Your daily occupations are not contrary to your Lord’s will. Your occupation is not against the resignation to His will, which you presented to Him. You see, resignation encompasses all the activities of our daily life. Whether it be study, reading, preaching, earning your living, doing business, or the like…you are resigned to whatever it is that comes into your life each day, each hour, each moment.
If you are drawn away from Him — if you are drawn away from prayer — revert to God, return to God, return to His presence — then renew an act of faith and renew an acquiescence to His will. You will never attain to the mountain of internal peace if you govern yourself according to your own will. This self-nature of your soul must be conquered. There must come a holocaust of your own values and judgments and will. It would be better that you gather dung by obedience than be caught up into the third heaven by your own will.
Obedience that is pure has no personal interest or thought of gain for oneself. Pure obedience is solely for the gain of God.”
Further excerpts from Molinos:
“You will never be fully resigned to the will of God if you are troubled by human opinion of you, or if you make for yourself a little idol of what people say.”
“Your directions, your judgment, your disposition to rebel must be subjected and reduced to ashes. How?
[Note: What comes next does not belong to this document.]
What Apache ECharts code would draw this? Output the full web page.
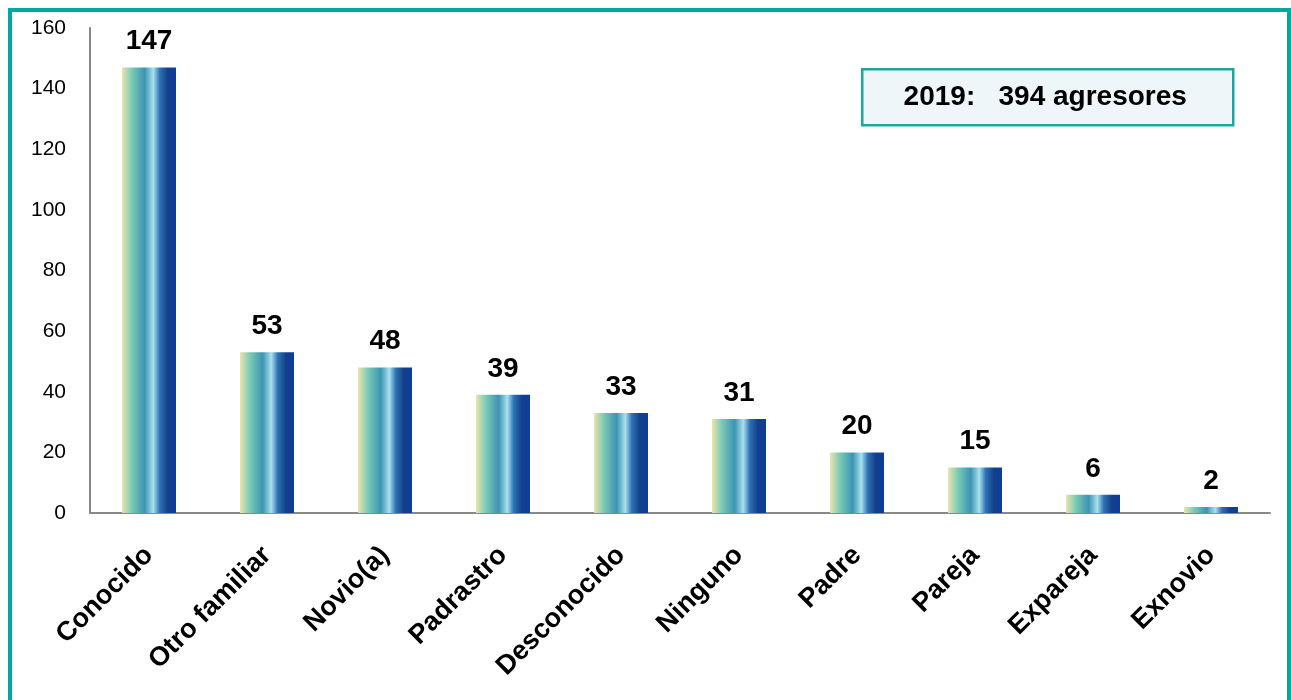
<!DOCTYPE html>
<html>
<head>
<meta charset="utf-8">
<title>Agresores 2019</title>
<style>
  body { margin: 0; background: #fff; }
  #main { width: 1291px; height: 700px; }
</style>
</head>
<body>
<div id="main"></div>
<script src="https://cdn.jsdelivr.net/npm/echarts@6/dist/echarts.min.js"></script>
<script>
// datos
var categorias = ['Conocido', 'Otro familiar', 'Novio(a)', 'Padrastro', 'Desconocido', 'Ninguno', 'Padre', 'Pareja', 'Expareja', 'Exnovio'];
var agresores = [147, 53, 48, 39, 33, 31, 20, 15, 6, 2];
var ticksY = [0, 20, 40, 60, 80, 100, 120, 140, 160];
var totalTexto = '2019:   394 agresores';

var fuente = '"Liberation Sans", Arial, sans-serif';

var myChart = echarts.init(document.getElementById('main'));

// relleno de las barras (aprox. al degradado del original)
var relleno = new echarts.graphic.LinearGradient(0, 0, 1, 0, [
  { offset: 0, color: '#ebe4ae' },
  { offset: 0.18, color: '#7ccbb4' },
  { offset: 0.42, color: '#3b94b4' },
  { offset: 0.58, color: '#a9e1ec' },
  { offset: 0.7, color: '#2c72b6' },
  { offset: 0.85, color: '#143f8a' },
  { offset: 1, color: '#0c3da0' }
]);

var option = {
  animation: false,
  grid: { left: 90, right: 21, top: 28, bottom: 187 },
  graphic: [
    {
      type: 'rect',
      shape: { x: 10, y: 10, width: 1279, height: 700 },
      style: { fill: 'none', stroke: '#00a99d', lineWidth: 4 },
      z: 100
    },
    {
      type: 'group',
      left: 861, top: 68,
      children: [
        {
          type: 'rect',
          shape: { width: 371, height: 56 },
          style: { fill: '#eef6f9', stroke: '#1aa89c', lineWidth: 2.5 }
        },
        {
          type: 'text',
          x: 183, y: 28,
          style: {
            text: totalTexto,
            fill: '#000',
            font: 'bold 28px ' + fuente,
            align: 'center',
            verticalAlign: 'middle'
          }
        }
      ]
    }
  ],
  xAxis: {
    type: 'category',
    data: categorias,
    axisLine: { lineStyle: { color: '#888', width: 2 } },
    axisTick: { show: false },
    axisLabel: {
      rotate: 45,
      interval: 0,
      margin: 38,
      color: '#000',
      fontWeight: 'bold',
      fontSize: 27,
      fontFamily: fuente
    }
  },
  yAxis: {
    type: 'value',
    min: ticksY[0],
    max: ticksY[ticksY.length - 1],
    interval: 20,
    axisLine: { show: true, lineStyle: { color: '#888', width: 2 } },
    axisTick: { show: false },
    splitLine: { show: false },
    axisLabel: {
      color: '#000',
      fontSize: 21,
      margin: 24,
      fontFamily: fuente
    }
  },
  series: [
    {
      type: 'bar',
      data: agresores,
      barWidth: 54,
      itemStyle: { color: relleno },
      label: {
        show: true,
        position: 'top',
        distance: 12,
        color: '#000',
        fontWeight: 'bold',
        fontSize: 28,
        fontFamily: fuente
      }
    }
  ]
};
myChart.setOption(option);
</script>
</body>
</html>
In the fire of obedience, for it is there that you will find out if you are truly a follower of Divine love or self love.”
“Seek silence in the midst of the tumult, seek solitude in the masses, light in the midst of darkness; find forgetfulness in injury, victory in the midst of despondence, and courage in the midst of alarm, resistance in the midst of temptation, peace in the midst of war.”
“If you desire any good, however spiritual it may be, let it be desired in such a manner that you be not disquieted if it is not granted you.”
“Thou are never at any time nearer to God than when under tribulation; which he permits for the purifications and beautifying of thy soul.”
“Vows about doing something are impediments to perfection.”